Harley Finkelstein: Yeah. Let me just close that before we finish the call because I just want to say one thing that I think may be getting lost here, but it’s really important. We just delivered 29% pro forma revenue growth and 12% free cash flow margins. Now for Q2, our outlook points to free cash flow margin similar to the 12% we achieved in Q1. And that combined with pro forma revenue growth in the low to mid-20s, I mean this business can do something very rare and unique relative to almost every single company on the planet. We can deliver growth and margins, all while creating and leaning into opportunities that enhance our growth in the future. And so I just — I think it’s important to say like the strength of this business means we can accomplish all three of those things and build stronger company longer term.
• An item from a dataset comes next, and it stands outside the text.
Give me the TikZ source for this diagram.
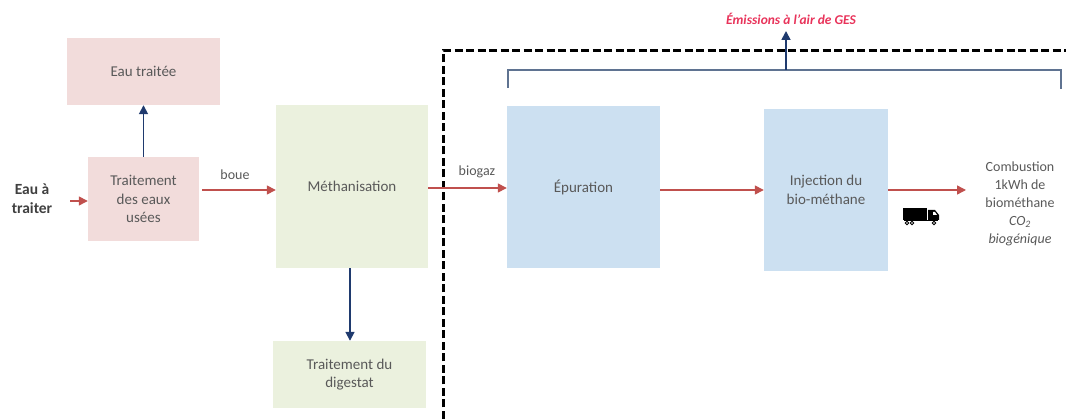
\documentclass[tikz,border=0pt]{standalone}
\usepackage{fontspec}
\setmainfont{Carlito}
\usetikzlibrary{arrows.meta}
\definecolor{pinkfill}{HTML}{F2DCDB}
\definecolor{greenfill}{HTML}{EBF1DE}
\definecolor{bluefill}{HTML}{CCE0F1}
\definecolor{redarrow}{HTML}{C0504D}
\definecolor{navyarrow}{HTML}{1F3A6E}
\definecolor{txtgray}{HTML}{595959}
\definecolor{brackcol}{HTML}{5F7391}
\definecolor{emiscol}{HTML}{E8335A}
\tikzset{
  box/.style={inner sep=0pt, align=center, text=txtgray, font=\fontsize{15}{18.5}\selectfont},
  pinkbox/.style={box, fill=pinkfill},
  greenbox/.style={box, fill=greenfill},
  bluebox/.style={box, fill=bluefill},
  lbl/.style={inner sep=0pt, align=center, text=txtgray, font=\fontsize{14}{18}\selectfont},
  redarr/.style={draw=redarrow, line width=1.4pt, -{Triangle[length=9pt,width=9pt]}},
  navyarr/.style={draw=navyarrow, line width=1.7pt, -{Triangle[length=9pt,width=9pt]}},
  boundary/.style={draw=black, line width=3pt, dash pattern=on 8pt off 3.5pt},
  bracket/.style={draw=brackcol, line width=1.4pt}
}
\begin{document}
\begin{tikzpicture}[x=1pt,y=-1pt]
\useasboundingbox (0,0) rectangle (1066,419);
% boxes
\node[pinkbox, minimum width=153pt, minimum height=67pt] (eautr) at (143.5,71.5) {Eau traitée};
\node[pinkbox, minimum width=111pt, minimum height=84pt] (trait) at (143.5,199) {Traitement\\des eaux\\usées};
\node[greenbox, minimum width=152pt, minimum height=163pt] (meth) at (352,186.5) {Méthanisation};
\node[greenbox, minimum width=153pt, minimum height=67pt] (dig) at (349.5,374.5) {Traitement du\\digestat};
\node[bluebox, minimum width=153pt, minimum height=162pt] (epur) at (583.5,187) {Épuration};
\node[bluebox, minimum width=124pt, minimum height=162pt] (inj) at (826,190) {Injection du\\bio-méthane};
% labels
\node[inner sep=0pt, align=center, text=black!75, font=\fontsize{15.5}{19}\selectfont\bfseries] (eat) at (32,199) {Eau à\\traiter};
\node[lbl] (boue) at (235,175) {boue};
\node[lbl] (biogaz) at (477,172) {biogaz};
\node[lbl] (comb) at (1020,204) {Combustion\\1kWh de\\biométhane\\{\itshape CO\textsubscript{2}}\\{\itshape biogénique}};
\node[inner sep=0pt, text=emiscol, font=\fontsize{13.5}{15}\selectfont\bfseries\itshape] (emis) at (791,19) {Émissions à l'air de GES};
% free ends
\coordinate (in0) at (70,201);
\coordinate (out0) at (966,190);
\coordinate (bl) at (508,88);
\coordinate (br) at (1061,89);
\coordinate (bm) at (786,70);
% boundary
\draw[boundary] (443,419) -- (443,51) -- (1066,51);
% bracket
\draw[bracket] (bl) -- (508,70) -- (1061,70) -- (br);
\draw[navyarr] (bm) -- (786,31);
% connectors
\draw[redarr] (in0) -- (trait.west |- in0);
\draw[redarr] (202,190) -- (meth.west |- 0,190);
\draw[navyarr] (trait.north) -- (eautr.south);
\draw[redarr] (meth.east |- 0,188) -- (epur.west |- 0,188);
\draw[navyarr] (meth.south -| 350,0) -- (dig.north -| 350,0);
\draw[redarr] (epur.east |- 0,190) -- (inj.west |- 0,190);
\draw[redarr] (inj.east |- out0) -- (out0);
% truck
\begin{scope}[shift={(903,208)}]
  \fill[black] (0,0) rectangle (24,12);
  \fill[black] (25,2) -- (32,2) -- (36,7) -- (36,12) -- (25,12) -- cycle;
  \fill[white] (30,4) -- (32,4) -- (34,7) -- (30,7) -- cycle;
  \fill[black] (1,12) rectangle (35,13.5);
  \foreach \wx in {4,9,31} {\filldraw[fill=white, draw=black, line width=0.8pt] (\wx,15) circle (1.8);}
\end{scope}
\end{tikzpicture}
\end{document}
This is what the best companies do. And I think this is how you achieve long-term durable growth. And I’ve never been more excited about Shopify, about our business, and I’ve never been more proud to work with this world-class team. I think this is the best version of Shopify ever, and thank you so much for joining us today on the call.
Carrie Gillard: This concludes our first quarter 2024 conference call. Thank you.